▶ _YOUR GOAL_:
Make an exact copy of the lines, leaving the pictures out.

▶ _DATA SECTION_:

—————

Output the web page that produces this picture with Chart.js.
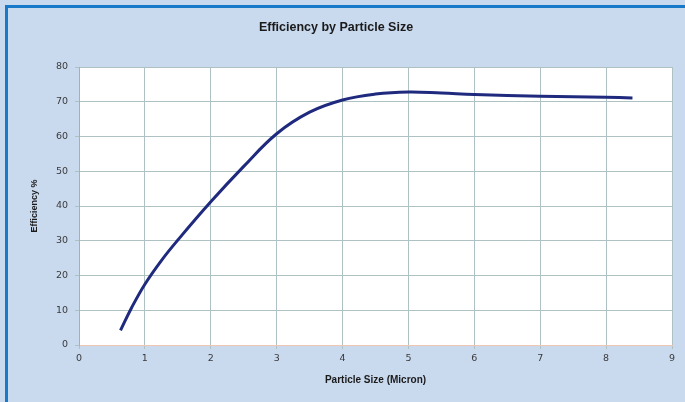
<!DOCTYPE html>
<html>
<head>
<meta charset="utf-8">
<script src="https://cdn.jsdelivr.net/npm/chart.js@4/dist/chart.umd.min.js"></script>
<style>
  html, body { margin: 0; padding: 0; }
  body { width: 685px; height: 402px; background: #c9d9ee; position: relative; overflow: hidden; }
  #frame { position: absolute; left: 5px; top: 5px; width: 680px; height: 397px;
           border-left: 3px solid #1779c8; border-top: 3px solid #1779c8; box-sizing: border-box; }
  #chart { position: absolute; left: 0; top: 0; }
</style>
</head>
<body>
<div id="frame"></div>
<canvas id="chart" width="685" height="402"></canvas>
<script>
// particle size (micron) and efficiency (%)
const particleSize = [0.63, 0.8, 1, 1.25, 1.5, 2, 2.5, 3, 3.5, 4, 4.5, 5, 5.5, 6, 7, 8, 8.4];
const efficiency   = [4.2, 10.8, 17.5, 24.3, 30.2, 41.2, 51.4, 60.8, 67, 70.5, 72.2, 72.8, 72.5, 72.1, 71.6, 71.3, 71.1];

const xTicks = [0, 1, 2, 3, 4, 5, 6, 7, 8, 9];
const yTicks = [0, 10, 20, 30, 40, 50, 60, 70, 80];

const points = particleSize.map((x, i) => ({ x: x, y: efficiency[i] }));

// white plot area
const plotBackground = {
  id: 'plotBackground',
  beforeDraw(chart) {
    const { ctx, chartArea } = chart;
    ctx.save();
    ctx.fillStyle = '#ffffff';
    ctx.fillRect(chartArea.left, chartArea.top, chartArea.right - chartArea.left, chartArea.bottom - chartArea.top);
    ctx.restore();
  }
};

const tickFont = { family: 'DejaVu Sans', size: 9.5 };
const gridColor = '#aec2c3';

new Chart(document.getElementById('chart'), {
  type: 'scatter',
  data: {
    datasets: [{
      data: points,
      showLine: true,
      borderColor: '#1f2a7e',
      borderWidth: 3,
      pointRadius: 0,
      tension: 0.4
    }]
  },
  options: {
    responsive: false,
    animation: false,
    layout: { padding: { left: 0, right: 13, top: 0, bottom: 0 } },
    plugins: {
      legend: { display: false },
      tooltip: { enabled: false },
      title: {
        display: true,
        text: 'Efficiency by Particle Size',
        color: '#1a1a1a',
        font: { family: 'Liberation Sans', size: 12.5, weight: 'bold' },
        padding: { top: 20, bottom: 32 }
      }
    },
    scales: {
      x: {
        type: 'linear',
        min: 0,
        max: 9,
        afterBuildTicks: (s) => { s.ticks = xTicks.map(v => ({ value: v })); },
        afterFit: (s) => { s.height = 57; },
        ticks: { color: '#3a3a3a', font: tickFont, padding: 4, maxRotation: 0 },
        grid: { color: gridColor, tickLength: 4, drawTicks: true },
        border: { color: '#f0c6b2', width: 1 },
        title: {
          display: true,
          text: 'Particle Size (Micron)',
          color: '#1a1a1a',
          font: { family: 'Liberation Sans', size: 10, weight: 'bold' },
          padding: { top: 0, bottom: 16 }
        }
      },
      y: {
        type: 'linear',
        min: 0,
        max: 80,
        afterBuildTicks: (s) => { s.ticks = yTicks.map(v => ({ value: v })); },
        afterFit: (s) => { s.width = 79; },
        ticks: { color: '#3a3a3a', font: tickFont, padding: 7 },
        grid: { color: gridColor, tickLength: 4, drawTicks: true },
        border: { color: '#9fb2b4', width: 1 },
        title: {
          display: true,
          text: 'Efficiency %',
          color: '#1a1a1a',
          font: { family: 'Liberation Sans', size: 9, weight: 'bold' },
          padding: { top: 29, bottom: 0 }
        }
      }
    }
  },
  plugins: [plotBackground]
});
</script>
</body>
</html>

—————

▶ _TASK RESPONSE_:
Output the web page that produces this picture with Chart.js.
<!DOCTYPE html>
<html>
<head>
<meta charset="utf-8">
<script src="https://cdn.jsdelivr.net/npm/chart.js@4/dist/chart.umd.min.js"></script>
<style>
  html, body { margin: 0; padding: 0; }
  body { width: 685px; height: 402px; background: #c9d9ee; position: relative; overflow: hidden; }
  #frame { position: absolute; left: 5px; top: 5px; width: 680px; height: 397px;
           border-left: 3px solid #1779c8; border-top: 3px solid #1779c8; box-sizing: border-box; }
  #chart { position: absolute; left: 0; top: 0; }
</style>
</head>
<body>
<div id="frame"></div>
<canvas id="chart" width="685" height="402"></canvas>
<script>
// particle size (micron) and efficiency (%)
const particleSize = [0.63, 0.8, 1, 1.25, 1.5, 2, 2.5, 3, 3.5, 4, 4.5, 5, 5.5, 6, 7, 8, 8.4];
const efficiency   = [4.2, 10.8, 17.5, 24.3, 30.2, 41.2, 51.4, 60.8, 67, 70.5, 72.2, 72.8, 72.5, 72.1, 71.6, 71.3, 71.1];

const xTicks = [0, 1, 2, 3, 4, 5, 6, 7, 8, 9];
const yTicks = [0, 10, 20, 30, 40, 50, 60, 70, 80];

const points = particleSize.map((x, i) => ({ x: x, y: efficiency[i] }));

// white plot area
const plotBackground = {
  id: 'plotBackground',
  beforeDraw(chart) {
    const { ctx, chartArea } = chart;
    ctx.save();
    ctx.fillStyle = '#ffffff';
    ctx.fillRect(chartArea.left, chartArea.top, chartArea.right - chartArea.left, chartArea.bottom - chartArea.top);
    ctx.restore();
  }
};

const tickFont = { family: 'DejaVu Sans', size: 9.5 };
const gridColor = '#aec2c3';

new Chart(document.getElementById('chart'), {
  type: 'scatter',
  data: {
    datasets: [{
      data: points,
      showLine: true,
      borderColor: '#1f2a7e',
      borderWidth: 3,
      pointRadius: 0,
      tension: 0.4
    }]
  },
  options: {
    responsive: false,
    animation: false,
    layout: { padding: { left: 0, right: 13, top: 0, bottom: 0 } },
    plugins: {
      legend: { display: false },
      tooltip: { enabled: false },
      title: {
        display: true,
        text: 'Efficiency by Particle Size',
        color: '#1a1a1a',
        font: { family: 'Liberation Sans', size: 12.5, weight: 'bold' },
        padding: { top: 20, bottom: 32 }
      }
    },
    scales: {
      x: {
        type: 'linear',
        min: 0,
        max: 9,
        afterBuildTicks: (s) => { s.ticks = xTicks.map(v => ({ value: v })); },
        afterFit: (s) => { s.height = 57; },
        ticks: { color: '#3a3a3a', font: tickFont, padding: 4, maxRotation: 0 },
        grid: { color: gridColor, tickLength: 4, drawTicks: true },
        border: { color: '#f0c6b2', width: 1 },
        title: {
          display: true,
          text: 'Particle Size (Micron)',
          color: '#1a1a1a',
          font: { family: 'Liberation Sans', size: 10, weight: 'bold' },
          padding: { top: 0, bottom: 16 }
        }
      },
      y: {
        type: 'linear',
        min: 0,
        max: 80,
        afterBuildTicks: (s) => { s.ticks = yTicks.map(v => ({ value: v })); },
        afterFit: (s) => { s.width = 79; },
        ticks: { color: '#3a3a3a', font: tickFont, padding: 7 },
        grid: { color: gridColor, tickLength: 4, drawTicks: true },
        border: { color: '#9fb2b4', width: 1 },
        title: {
          display: true,
          text: 'Efficiency %',
          color: '#1a1a1a',
          font: { family: 'Liberation Sans', size: 9, weight: 'bold' },
          padding: { top: 29, bottom: 0 }
        }
      }
    }
  },
  plugins: [plotBackground]
});
</script>
</body>
</html>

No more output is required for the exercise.